Drivers protest fare breaks, fee hikes at Uber HQ

Protesters outside of Uber HQ
Photo by Joe Fitzgerald Rodriguez

Uber drivers protested the company outside its San Francisco headquarters today, and their complaint was simple: They feel Uber is picking their pockets. 

"They tricked us!" shouted Ramzi Reguii, an Uber driver and one of the lead speakers at the protest. 

The crowd of about 40 or so drivers held signs reading "Uber Exploitation" and "Uber workers are blue collar." 

At issue is an email Uber sent to drivers (known as "partners," in Uber parlance) in January. Uber warned it planned to decrease fares for riders by 20 percent to boost sales during the slow winter months. To offset this, the company also promised to reduce its own commission from 15 percent to 5 percent in order to help shoulder the decreased profits drivers may face.

In the email to its partners, the company promised "this is a test we are running during a traditionally slow period in January and possibly into February and March," noting "depending on the results, we can best determine how long to do the promotion."

In April, Uber boosted its commission up to 20 percent, but did not adjust fares, creating a double whammy Reguii called "ridiculous."


The drivers contend Uber is stringing them along, telling them fare cuts are only temporary only to later renege on its promises. 

"Right now it's very hard to make money working at Uber," a driver, Eugene Vinnikov, told us at the protest. He quit his job to work for Uber full-time, favoring the flexible work hours. But he told us the lowered fares means he must work excess work hours, which eat away at the flexibility that made Uber so attractive in the first place.

For its part, Uber was out at the protest listening to concerns. A team of Uber employees mingled with the crowd, listening to drivers' complaints and explaining reasons behind certain decisions.

Uber San Francisco General Manager Ilya Abyzov stood toe to toe with drivers, coffee in hand, and deep shadows under his eyes. 


He said he understands where the drivers are coming from.

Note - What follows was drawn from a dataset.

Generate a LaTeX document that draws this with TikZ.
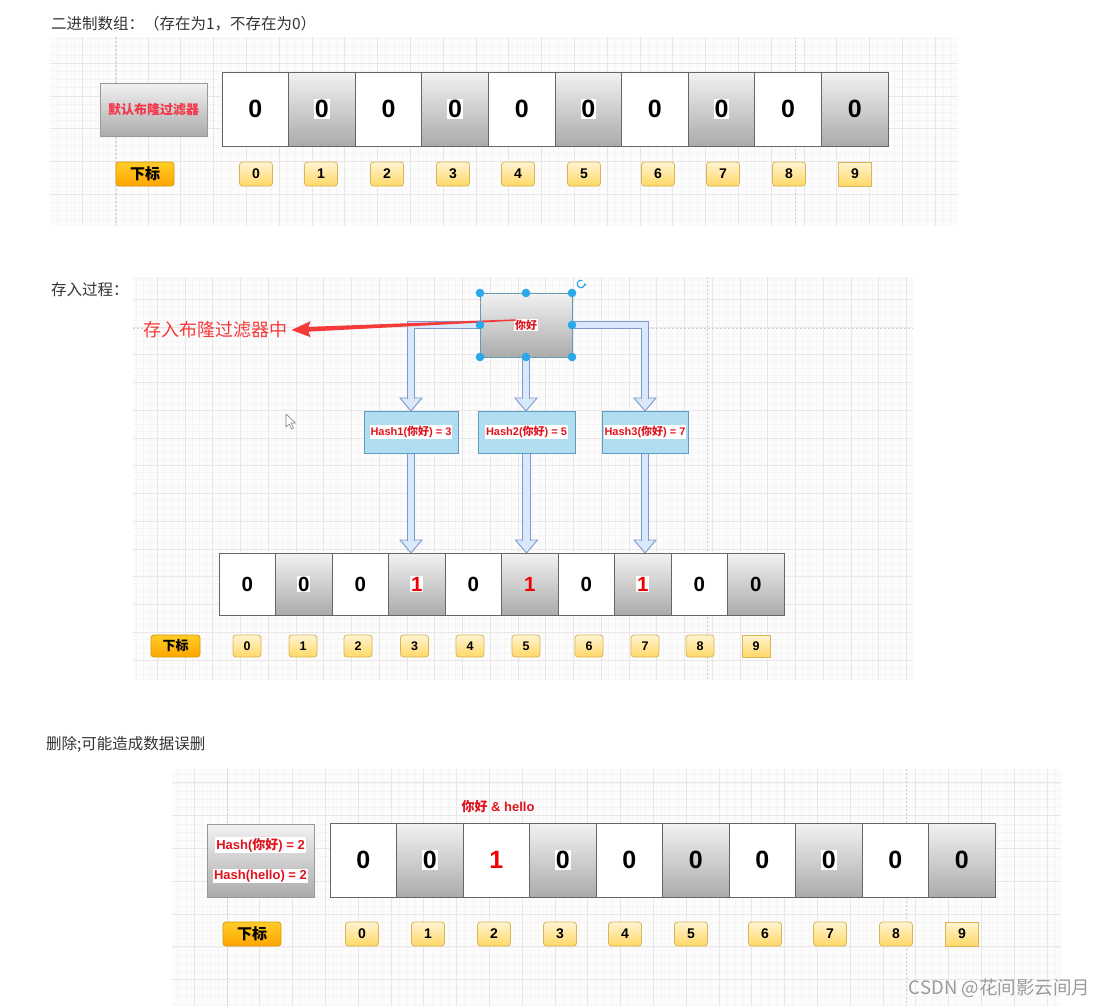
\documentclass[tikz,border=0pt]{standalone}
\usepackage{fontspec}
\setmainfont{Liberation Sans}
\newfontfamily\cjk{Noto Sans CJK SC}
\usetikzlibrary{calc,arrows.meta}
\pgfdeclarelayer{gridl}
\pgfdeclarelayer{arrl}
\pgfsetlayers{gridl,arrl,main}
\setlength{\fboxsep}{0.8bp}
\definecolor{titlegray}{HTML}{333333}
\definecolor{gridbg}{HTML}{FDFCFC}
\definecolor{gridminor}{HTML}{F7F4F5}
\definecolor{gridmajor}{HTML}{EAE6E8}
\definecolor{guidec}{HTML}{CFCFCF}
\definecolor{cellborder}{HTML}{666666}
\definecolor{gtop}{HTML}{F2F2F2}
\definecolor{gbot}{HTML}{ABABAB}
\definecolor{idxtop}{HTML}{FFF4D2}
\definecolor{idxbot}{HTML}{FFD866}
\definecolor{idxborder}{HTML}{D6B656}
\definecolor{ortop}{HTML}{FFCD28}
\definecolor{orbot}{HTML}{FFA500}
\definecolor{orborder}{HTML}{D79B00}
\definecolor{hashfill}{HTML}{B1DDF0}
\definecolor{hashborder}{HTML}{5E9CC2}
\definecolor{labred}{HTML}{E0141E}
\definecolor{pinkred}{HTML}{F5364A}
\definecolor{arrred}{HTML}{F53A3A}
\definecolor{digred}{HTML}{F00000}
\definecolor{bafill}{HTML}{DAE8FC}
\definecolor{baborder}{HTML}{7D9AC9}
\definecolor{handlec}{HTML}{29A9E9}
\definecolor{wmgray}{HTML}{9A9A9A}

\tikzset{
  ttl/.style={anchor=west, text=titlegray, font=\cjk\fontsize{15.5bp}{18bp}\selectfont},
  graycell/.style={draw=cellborder, line width=1bp, top color=gtop, bottom color=gbot, anchor=north west},
  whitecell/.style={draw=cellborder, line width=1bp, fill=white, anchor=north west},
  idx/.style={draw=idxborder, line width=0.8bp, rounded corners=3bp, top color=idxtop, bottom color=idxbot},
  idxsq/.style={draw=idxborder, line width=0.8bp, top color=idxtop, bottom color=idxbot},
  orbox/.style={draw=orborder, line width=0.8bp, rounded corners=3bp, top color=ortop, bottom color=orbot},
  graybox/.style={draw=gray!80, line width=1bp, top color=gtop, bottom color=gbot},
  hashbox/.style={draw=hashborder, line width=1bp, fill=hashfill},
  shaft/.style={draw=baborder, line width=0.9bp, double=bafill, double distance=6.5bp},
  bahead/.style={draw=baborder, fill=bafill, line width=0.9bp, line join=miter},
  guideline/.style={draw=guidec, dash pattern=on 2bp off 2bp, line width=0.7bp},
}

\newcommand\bggrid[7]{%
  \fill[gridbg] (#1,#2) rectangle (#3,#4);
  \begin{scope}
    \clip (#1,#2) rectangle (#3,#4);
    \pgfmathtruncatemacro\gnx{ceil((#3-#5)/(#7/4))}%
    \pgfmathtruncatemacro\gny{ceil((#4-#6)/(#7/4))}%
    \foreach \k in {0,...,\gnx}{\pgfmathsetmacro\gx{#5+\k*#7/4}\draw[gridminor,line width=0.6bp] (\gx,#2) -- (\gx,#4);}
    \foreach \k in {0,...,\gny}{\pgfmathsetmacro\gy{#6+\k*#7/4}\draw[gridminor,line width=0.6bp] (#1,\gy) -- (#3,\gy);}
    \pgfmathtruncatemacro\gmx{ceil((#3-#5)/#7)}%
    \pgfmathtruncatemacro\gmy{ceil((#4-#6)/#7)}%
    \foreach \k in {0,...,\gmx}{\pgfmathsetmacro\gx{#5+\k*#7}\draw[gridmajor,line width=0.8bp] (\gx,#2) -- (\gx,#4);}
    \foreach \k in {0,...,\gmy}{\pgfmathsetmacro\gy{#6+\k*#7}\draw[gridmajor,line width=0.8bp] (#1,\gy) -- (#3,\gy);}
  \end{scope}}

\newcommand\cellrow[7]{%
  \foreach \d/\p [count=\n from 0] in {#7}{%
    \pgfmathsetmacro\xl{#2+#4*\n}%
    \ifodd\n
      \node[graycell, minimum width=#4bp, minimum height=#5bp] (#1\n) at (\xl,#3) {};
    \else
      \node[whitecell, minimum width=#4bp, minimum height=#5bp] (#1\n) at (\xl,#3) {};
    \fi
    \ifnum\d=1 \def\dc{digred}\else\def\dc{black}\fi
    \node[text=\dc, font=\bfseries\fontsize{#6bp}{#6bp}\selectfont] at (#1\n) {\ifnum\p=1 \colorbox{white}{\d}\else \d\fi};
  }}

\newcommand\idxrow[6]{%
  \foreach \c [count=\n from 0] in {#6}{%
    \ifnum\n=9
      \node[idxsq, minimum width=#3bp, minimum height=#4bp, font=\bfseries\fontsize{#5bp}{#5bp}\selectfont] (#1\n) at (\c,#2) {\n};
    \else
      \node[idx, minimum width=#3bp, minimum height=#4bp, font=\bfseries\fontsize{#5bp}{#5bp}\selectfont] (#1\n) at (\c,#2) {\n};
    \fi}}

\begin{document}
\begin{tikzpicture}[x=1bp, y=-1bp, every node/.style={inner sep=0pt, outer sep=0pt}]
\useasboundingbox (0,0) rectangle (1103,1006);
\begin{pgfonlayer}{gridl}
  \fill[white] (0,0) rectangle (1103,1006);
  \bggrid{50}{37}{958}{226}{49.5}{30.3}{32.8}
  \bggrid{133}{277}{913}{680}{129.5}{271.5}{27.75}
  \bggrid{172}{769}{1061}{1006}{161.3}{750}{32.8}
  \draw[guideline] (116,37) -- (116,226);
  \draw[guideline] (795,37) -- (795,226);
  \draw[guideline] (707,277) -- (707,680);
  \draw[guideline] (133,328) -- (143,328);
  \draw[guideline] (648,328) -- (913,328);
  \draw[guideline] (227,769) -- (227,1006);
  \draw[guideline] (906,769) -- (906,1006);
\end{pgfonlayer}

% ---------------- Section 1
\node[ttl] (t1) at (51,24) {二进制数组：（存在为1，不存在为0）};
\node[graybox, anchor=north west, minimum width=107bp, minimum height=53bp,
      text=pinkred, font=\cjk\bfseries\fontsize{13bp}{13bp}\selectfont] (bf1) at (100,83) {默认布隆过滤器};
\cellrow{sa}{222}{72}{66.6}{74}{25}{0/0,0/1,0/0,0/1,0/0,0/1,0/0,0/1,0/0,0/0}
\node[orbox, minimum width=58bp, minimum height=24bp, font=\cjk\bfseries\fontsize{15bp}{15bp}\selectfont] (xb1) at (145,174) {下标};
\idxrow{ia}{174}{33}{24}{14}{256,321,387,453,518,584,658,723,789,855}

% ---------------- Section 2
\node[ttl] (t2) at (51,290) {存入过程：};
\cellrow{sb}{219}{553}{56.5}{62}{20.5}{0/0,0/1,0/0,1/1,0/0,1/0,0/0,1/1,0/0,0/0}
\node[orbox, minimum width=49bp, minimum height=22bp, font=\cjk\bfseries\fontsize{13bp}{13bp}\selectfont] (xb2) at (175.5,646) {下标};
\idxrow{ib}{646}{28}{22}{12.5}{247,303,358,414.5,470,526,589,645,700,756}

\node[hashbox, minimum width=94bp, minimum height=42bp] (h1) at (411,432)
  {\textcolor{labred}{\bfseries\fontsize{11bp}{11bp}\selectfont\colorbox{white}{Hash1({\cjk 你好}) = 3}}};
\node[hashbox, minimum width=97bp, minimum height=42bp] (h2) at (526.5,432)
  {\textcolor{labred}{\bfseries\fontsize{11bp}{11bp}\selectfont\colorbox{white}{Hash2({\cjk 你好}) = 5}}};
\node[hashbox, minimum width=86bp, minimum height=42bp] (h3) at (645,432)
  {\textcolor{labred}{\bfseries\fontsize{11bp}{11bp}\selectfont\colorbox{white}{Hash3({\cjk 你好}) = 7}}};
\node[graybox, minimum width=92bp, minimum height=64bp] (ni) at (526,325)
  {\textcolor{labred}{\cjk\bfseries\fontsize{11bp}{11bp}\selectfont\colorbox{white}{你好}}};
\draw[handlec!70!gray, dash pattern=on 2bp off 1.5bp, line width=0.7bp] (ni.north west) rectangle (ni.south east);

\begin{pgfonlayer}{arrl}
  % heads
  \draw[bahead] (h1.north) -- ++(-11,-13) -- ++(22,0) -- cycle;
  \draw[bahead] (ni.south |- h2.north) -- ++(-11,-13) -- ++(22,0) -- cycle;
  \draw[bahead] (h3.north) -- ++(-11,-13) -- ++(22,0) -- cycle;
  \draw[bahead] (h1.south |- sb3.north) -- ++(-11,-13) -- ++(22,0) -- cycle;
  \draw[bahead] (h2.south |- sb5.north) -- ++(-11,-13) -- ++(22,0) -- cycle;
  \draw[bahead] (h3.south |- sb7.north) -- ++(-11,-13) -- ++(22,0) -- cycle;
  % shafts
  \draw[shaft] (ni.west) -| ([yshift=12bp]h1.north);
  \draw[shaft] (ni.south) -- ([yshift=12bp]ni.south |- h2.north);
  \draw[shaft] (ni.east) -| ([yshift=12bp]h3.north);
  \draw[shaft] (h1.south) -- ([yshift=12bp]h1.south |- sb3.north);
  \draw[shaft] (h2.south) -- ([yshift=12bp]h2.south |- sb5.north);
  \draw[shaft] (h3.south) -- ([yshift=12bp]h3.south |- sb7.north);
\end{pgfonlayer}

\node[text=arrred, font=\cjk\fontsize{18bp}{18bp}\selectfont] (lbl) at (215.5,330) {存入布隆过滤器中};
\coordinate (rtail) at (516,320);
\fill[arrred] let \p1=(rtail), \p2=([xshift=4bp]lbl.east), \n1={(\y1-\y2)/(\x1-\x2)} in
  (\x2,\y2) -- ({\x2+19bp},{\y2+19bp*\n1+8bp}) -- ({\x2+17bp},{\y2+17bp*\n1+2.4bp})
  -- (\x1,{\y1+0.7bp}) -- (\x1,{\y1-0.7bp})
  -- ({\x2+17bp},{\y2+17bp*\n1-2.4bp}) -- ({\x2+19bp},{\y2+19bp*\n1-8bp}) -- cycle;

\foreach \a in {north west,north,north east,west,east,south west,south,south east}
  \fill[handlec] (ni.\a) circle[radius=4.3bp];
\coordinate (rot) at ([shift={(9,-9)}]ni.north east);
\draw[handlec, line width=1.1bp, -{Stealth[length=2.6bp,width=3.2bp]}] (rot) ++(70:3.8bp) arc[start angle=70, end angle=370, radius=3.8bp];

\coordinate (cur) at (286,414);
\draw[gray, fill=white, line width=0.6bp, line join=round] (cur) -- ++(0,13) -- ++(3,-3) -- ++(2.5,5) -- ++(2,-1) -- ++(-2.5,-5) -- ++(4.5,0) -- cycle;

% ---------------- Section 3
\node[ttl] (t3) at (46,744) {删除;可能造成数据误删};
\node[graybox, anchor=north west, minimum width=107bp, minimum height=73bp] (hb) at (207,824) {};
\node[text=labred, font=\bfseries\fontsize{13bp}{13bp}\selectfont] (hb1) at ([yshift=15.5bp]hb.center) {\colorbox{white}{Hash({\cjk 你好}) = 2}};
\node[text=labred, font=\bfseries\fontsize{13bp}{13bp}\selectfont] (hb2) at ([yshift=-15.5bp]hb.center) {\colorbox{white}{Hash(hello) = 2}};
\cellrow{sc}{330}{823}{66.5}{74}{25}{0/0,0/1,1/0,0/1,0/0,0/0,0/0,0/1,0/0,0/0}
\node[text=labred, font=\bfseries\fontsize{13bp}{13bp}\selectfont] (nh) at (498,807) {{\cjk 你好} \& hello};
\node[orbox, minimum width=58bp, minimum height=24bp, font=\cjk\bfseries\fontsize{15bp}{15bp}\selectfont] (xb3) at (252,934) {下标};
\idxrow{ic}{934}{33}{24}{14}{362,428,494,560,625,691,765,830,896,962}

\node[anchor=east, text=wmgray, font=\cjk\fontsize{18.5bp}{18.5bp}\selectfont] (wm) at (1090,988) {CSDN @花间影云间月};
\end{tikzpicture}
\end{document}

"These drivers are running a business," Abyzov told the Guardian. Uber has to make sure its drivers are as well cared for as their customers, he said. "Our business doesn't exist without both sides."

Lane Kasselman, an Uber spokesperson, also noted Uber is offering a $1 trip incentive through the summer to offset driver costs. 

But most of that is too little, too late for some drivers. 

"I love Uber, we all do," one driver shouted at Abyzov, just a foot from his face. "But now I have to work sixteen hours to make what I was making in a day before." 

Abyzov simply stood there, listening.